Information provided
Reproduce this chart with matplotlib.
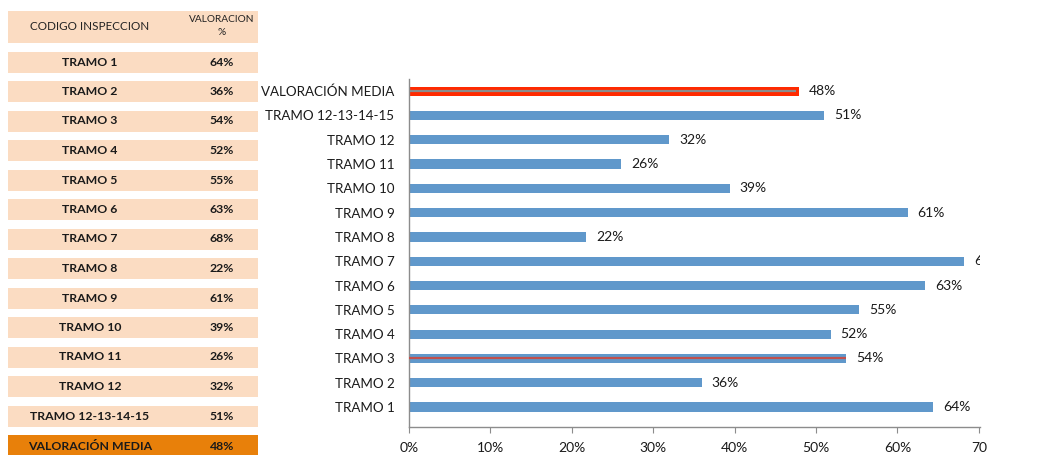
import matplotlib
matplotlib.use("Agg")
import matplotlib.pyplot as plt
from matplotlib.patches import Rectangle

plt.rcParams['font.family'] = ['Lato', 'DejaVu Sans']

categories = ["TRAMO 1", "TRAMO 2", "TRAMO 3", "TRAMO 4", "TRAMO 5", "TRAMO 6",
              "TRAMO 7", "TRAMO 8", "TRAMO 9", "TRAMO 10", "TRAMO 11", "TRAMO 12",
              "TRAMO 12-13-14-15", "VALORACIÓN MEDIA"]
values = [64.4, 36.0, 53.7, 51.8, 55.3, 63.4, 68.2, 21.8, 61.3, 39.4, 26.1, 32.0, 51.0, 47.9]
value_labels = ["64%", "36%", "54%", "52%", "55%", "63%", "68%", "22%", "61%", "39%",
                "26%", "32%", "51%", "48%"]
xtick_vals = [0, 10, 20, 30, 40, 50, 60, 70]
xtick_labels = ["0%", "10%", "20%", "30%", "40%", "50%", "60%", "70"]
table_header = ["CODIGO INSPECCION", "VALORACION\n%"]

W, H = 1051, 455
fig = plt.figure(figsize=(W / 100, H / 100), dpi=100)

# ---- left table (pixel coordinates) ----
tax = fig.add_axes([0, 0, 1, 1])
tax.set_xlim(0, W)
tax.set_ylim(H, 0)
tax.axis('off')
peach = '#FBDCC2'
orange = '#E8800A'
tx0, tx1 = 8, 258
c1, c2 = 90, 222
# header
tax.add_patch(Rectangle((tx0, 11), tx1 - tx0, 32, facecolor=peach, edgecolor='none'))
tax.text(c1, 27, table_header[0], ha='center', va='center', fontsize=8.4, color='#222222')
tax.text(c2, 26, table_header[1], ha='center', va='center', fontsize=7.3, color='#222222',
         linespacing=1.6)
row0, step, rh = 62, 29.5, 21
for i, (cat, lab) in enumerate(zip(categories, value_labels)):
    yc = row0 + i * step
    last = (i == len(categories) - 1)
    top = yc - rh / 2
    h = rh if not last else H - top + 2
    tax.add_patch(Rectangle((tx0, top), tx1 - tx0, h,
                            facecolor=orange if last else peach, edgecolor='none'))
    ytxt = yc if not last else yc + 1
    tax.text(c1, ytxt, cat, ha='center', va='center', fontsize=8.8, fontweight='bold',
             color='#1a1a1a')
    tax.text(c2, ytxt, lab, ha='center', va='center', fontsize=8.8, fontweight='bold',
             color='#1a1a1a')

# ---- bar chart ----
left_px, right_px, bottom_px, top_px = 409, 980, 427, 79
ax = fig.add_axes([left_px / W, (H - bottom_px) / H,
                   (right_px - left_px) / W, (bottom_px - top_px) / H])
blue = '#6098CB'
ypos = list(range(len(categories)))
colors = [blue] * len(categories)
colors[-1] = '#FF2A00'
ax.barh(ypos, values, height=0.38, color=colors, edgecolor='none', zorder=2)
# inner lines (line-series overlay look)
ax.plot([0, values[2]], [2, 2], color='#C0504D', lw=1.6, zorder=3, solid_capstyle='butt')
ax.plot([0, values[-1] - 0.4], [13, 13], color='#8C8C8C', lw=1.6, zorder=3,
        solid_capstyle='butt')

for y, v, lab in zip(ypos, values, value_labels):
    ax.annotate(lab, (v, y), xytext=(7, 0), textcoords='offset points', ha='left',
                va='center', fontsize=10, color='#1a1a1a', annotation_clip=False,
                clip_on=True)

ax.set_xlim(0, 70.15)
ax.set_ylim(-0.82, 13.5)
ax.set_yticks(ypos)
ax.set_yticklabels(categories, fontsize=9.6, color='#1a1a1a')
ax.set_xticks(xtick_vals)
ax.set_xticklabels(xtick_labels, fontsize=10, color='#1a1a1a')
ax.tick_params(axis='y', length=0, pad=10.5)
ax.tick_params(axis='x', length=4, color='#8C8C8C', pad=7)
for s in ['top', 'right']:
    ax.spines[s].set_visible(False)
for s in ['left', 'bottom']:
    ax.spines[s].set_color('#8C8C8C')
    ax.spines[s].set_linewidth(1.0)
ax.set_facecolor('none')

fig.savefig('out.png', dpi=100)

Your task
Go from the first line of the data above to the line containing "fig = plt.figure(figsize=(W" and retype exactly those lines, both included, but none of the pictures.

Response below
Reproduce this chart with matplotlib.
import matplotlib
matplotlib.use("Agg")
import matplotlib.pyplot as plt
from matplotlib.patches import Rectangle

plt.rcParams['font.family'] = ['Lato', 'DejaVu Sans']

categories = ["TRAMO 1", "TRAMO 2", "TRAMO 3", "TRAMO 4", "TRAMO 5", "TRAMO 6",
              "TRAMO 7", "TRAMO 8", "TRAMO 9", "TRAMO 10", "TRAMO 11", "TRAMO 12",
              "TRAMO 12-13-14-15", "VALORACIÓN MEDIA"]
values = [64.4, 36.0, 53.7, 51.8, 55.3, 63.4, 68.2, 21.8, 61.3, 39.4, 26.1, 32.0, 51.0, 47.9]
value_labels = ["64%", "36%", "54%", "52%", "55%", "63%", "68%", "22%", "61%", "39%",
                "26%", "32%", "51%", "48%"]
xtick_vals = [0, 10, 20, 30, 40, 50, 60, 70]
xtick_labels = ["0%", "10%", "20%", "30%", "40%", "50%", "60%", "70"]
table_header = ["CODIGO INSPECCION", "VALORACION\n%"]

W, H = 1051, 455
fig = plt.figure(figsize=(W / 100, H / 100), dpi=100)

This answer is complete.